Lady Chatterley's Lover Chapter 4 Summary

  • Have you ever gone out with someone even though you know the relationship is doomed? Yeah, us too—and Connie, as it turns out. 
  • She knows that her little affair with Michaelis isn't going anywhere, because he's completely incapable of sustaining a relationship. There may be plenty of fish in the sea, but most of them are fish you wouldn't want to bother eating. (Or having sex with, presumably.)
  • Meanwhile, Clifford is getting rich and famous. His friends come visit him, and, between playing video games and drinking beer, they talk about sex. You know, like guys do.
  • There are three in particular: astronomer Charles May, officer Tommy Dukes, and writer Arnold Hammond. 
  • All of them agree that what you do in bed is your own business—and maybe the business of the person you're in bed with, but not necessarily. As Hammond puts it: you don't follow someone into the bathroom, so why would you follow him into his bedroom?
  • Charles gets a little nasty and asks if Hammond wouldn't mind if he started flirting with Hammond's wife, Julia, since it's all supposed to be so private. (Um, Charles actually did flirt with Hammond's wife, so it's not a totally innocent question.) Hammond flatteringly compares Charles flirting with Julia to Charles "urinat[ing] in a corner of [his] drawing-room" (4.9). 
  • Things start to get ugly when Tommy jumps in. He's got ideas from being in the army, and he says that the big problem with the world today is that individuality is over-developed.
  • Everyone's obsessed with success, and men think that having a nice little wife will help them be successful. (Probably true: if someone else is doing all the housework, you've got a lot more time to write your plays.) 

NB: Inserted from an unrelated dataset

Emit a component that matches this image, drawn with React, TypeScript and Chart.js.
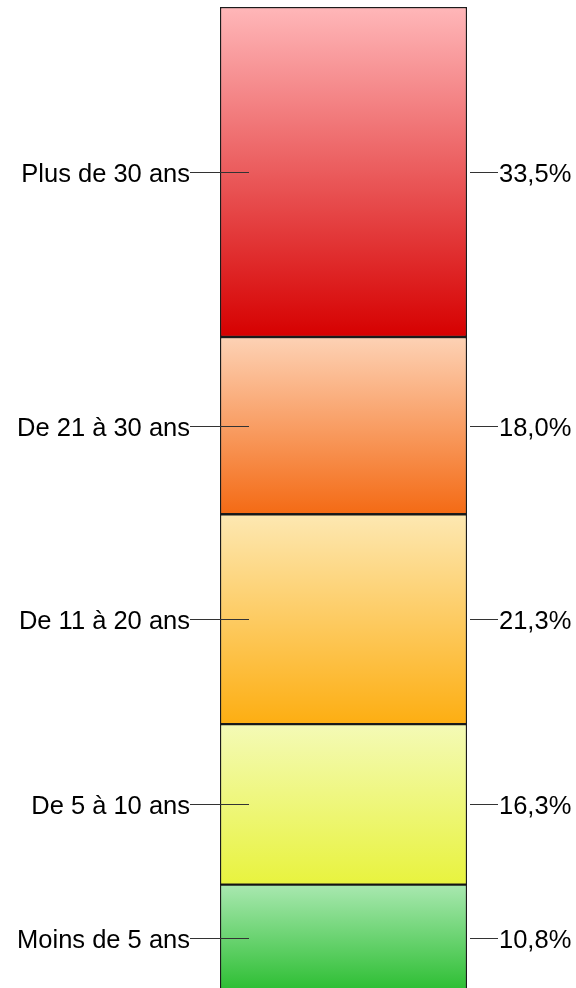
import React, { useEffect, useRef } from "react";
import { Chart, registerables } from "chart.js";

Chart.register(...registerables);

const categories = ["Moins de 5 ans", "De 5 à 10 ans", "De 11 à 20 ans", "De 21 à 30 ans", "Plus de 30 ans"];
const values = [10.8, 16.3, 21.3, 18.0, 33.5];
const valueLabels = ["10,8%", "16,3%", "21,3%", "18,0%", "33,5%"];
const topColors = ["#a9e8b0", "#f4fab6", "#fde8b2", "#fdd2b5", "#ffb7b9"];
const bottomColors = ["#2cbe32", "#e8f33e", "#fdae12", "#f46a14", "#d60000"];

const FONT = '25.5px "Liberation Sans", Arial, sans-serif';

const labelPlugin = {
  id: "sideLabels",
  afterDatasetsDraw(chart: any) {
    const { ctx, chartArea, scales } = chart;
    const y = scales.y;
    ctx.save();
    ctx.font = FONT;
    ctx.fillStyle = "#000";
    ctx.strokeStyle = "#333";
    ctx.lineWidth = 1;
    let cum = 0;
    values.forEach((v, i) => {
      const mid = y.getPixelForValue(cum + v / 2);
      cum += v;
      const ly = Math.round(mid) + 0.5;
      ctx.beginPath();
      ctx.moveTo(chartArea.left - 30, ly);
      ctx.lineTo(chartArea.left + 29, ly);
      ctx.stroke();
      ctx.beginPath();
      ctx.moveTo(chartArea.right + 3, ly);
      ctx.lineTo(chartArea.right + 31, ly);
      ctx.stroke();
      ctx.textBaseline = "alphabetic";
      ctx.textAlign = "right";
      ctx.fillText(categories[i], chartArea.left - 30, ly + 9);
      ctx.textAlign = "left";
      ctx.fillText(valueLabels[i], chartArea.right + 32, ly + 9);
    });
    ctx.restore();
  },
};

export default function App() {
  const ref = useRef<HTMLCanvasElement>(null);
  useEffect(() => {
    if (!ref.current) return;
    const total = values.reduce((a, b) => a + b, 0);
    const datasets = categories.map((c, i) => ({
      label: c,
      data: [values[i]],
      borderColor: "rgba(15,15,15,0.95)",
      borderWidth: 1.5,
      borderSkipped: false as any,
      barPercentage: 1,
      categoryPercentage: 1,
      backgroundColor: (context: any) => {
        const chart = context.chart;
        const ys = chart.scales && chart.scales.y;
        if (!ys || !chart.chartArea) return bottomColors[i];
        let start = 0;
        for (let k = 0; k < i; k++) start += values[k];
        const yTop = ys.getPixelForValue(start + values[i]);
        const yBot = ys.getPixelForValue(start);
        const g = chart.ctx.createLinearGradient(0, yTop, 0, yBot);
        g.addColorStop(0, topColors[i]);
        g.addColorStop(1, bottomColors[i]);
        return g;
      },
    }));
    const chart = new Chart(ref.current, {
      type: "bar",
      data: { labels: [""], datasets },
      options: {
        responsive: false,
        animation: false,
        layout: { padding: { left: 220, right: 109, top: 7, bottom: 9 } },
        plugins: { legend: { display: false }, tooltip: { enabled: false } },
        scales: {
          x: { stacked: true, display: false },
          y: { stacked: true, display: false, min: 0, max: total },
        },
      },
      plugins: [labelPlugin],
    });
    return () => chart.destroy();
  }, []);
  return (
    <div style={{ position: "fixed", top: 0, left: 0, width: 576, height: 988, overflow: "hidden", background: "#fff" }}>
      <canvas ref={ref} width={576} height={1000} style={{ display: "block" }} />
    </div>
  );
}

  • May admits that money makes the world go 'round, but he also thinks that we make way too big a deal out of sex. Really, what's the difference between talking and having sex? (Um, we can think of a few.) 
  • This argument goes on for a while, with May insisting that sex is a normal biological function and he'd no sooner go without—or overdo it—than he'd starve himself or gorge himself on food, and Hammond snidely comparing him to a rabbit. 
  • Tommy Dukes interrupts to point out that sex and talking are at least similar: you can't do one without having some interest in the other person. 
  • May one-ups him with an etiquette lesson:if you're interested in a girl, it's really only polite to sleep with her. 
  • The bickering goes on, and finally they remember Clifford. What does he think? 
  • Clifford thinks that sex "perfects the intimacy" between two people (4.38), and you can practically hear Connie rolling her eyes. She's been sitting there silent the whole time with her sewing, all proper and lady-like and keeping the party from being a big sausage fest. She likes listening to them talk. It's like a big orgy, only with words instead of sex, and it never really gets anywhere. 
  • Of course they don't just talk about sex; sometimes they move on to love. Tommy Dukes really shines on love. He lays into intellectuals for being mean-spirited and turning on each other behind each other's backs—himself most of all. 
  • There's a new guy, Berry, and he makes the mistake of trying to join the conversation. Dukes just laughs at him and keeps going in a long speech.Here's his main point: if you're all brain and no body, you'll wither up and die like a "plucked apple" (4.57). 
  • Berry interrupts again with a total non-sequitur, wanting to know what everyone thinks of Bolshevism (the kind of socialism that had taken power in Russia and made it into the USSR). No one thinks much of socialism. They pretty much agree that Bolshevism turns you into a man-machine so you lose all your individuality in hating the bourgeois.
  • In other words, modern people might think too much about themselves, but the answer isn't socialism.
    Berry, who seems to have as much trouble following the conversation as we do, pipes up with another non-sequitur: what about love?
  • What about it, Tommy asks? No way. He believes in four things: compassion (having a good heart), manliness ("a chirpy penis"), intelligence, and "the courage to say 'shit!' in front of a lady" (4.80). Unfortunately, he's 0 for 4 on that front.
  • Finally Connie decides to speak up and defend her sex, saying that there are nice women in the world. The men get their turn to roll their eyes, and Dukes insists that the best thing is just to avoid women all together—to stay pure.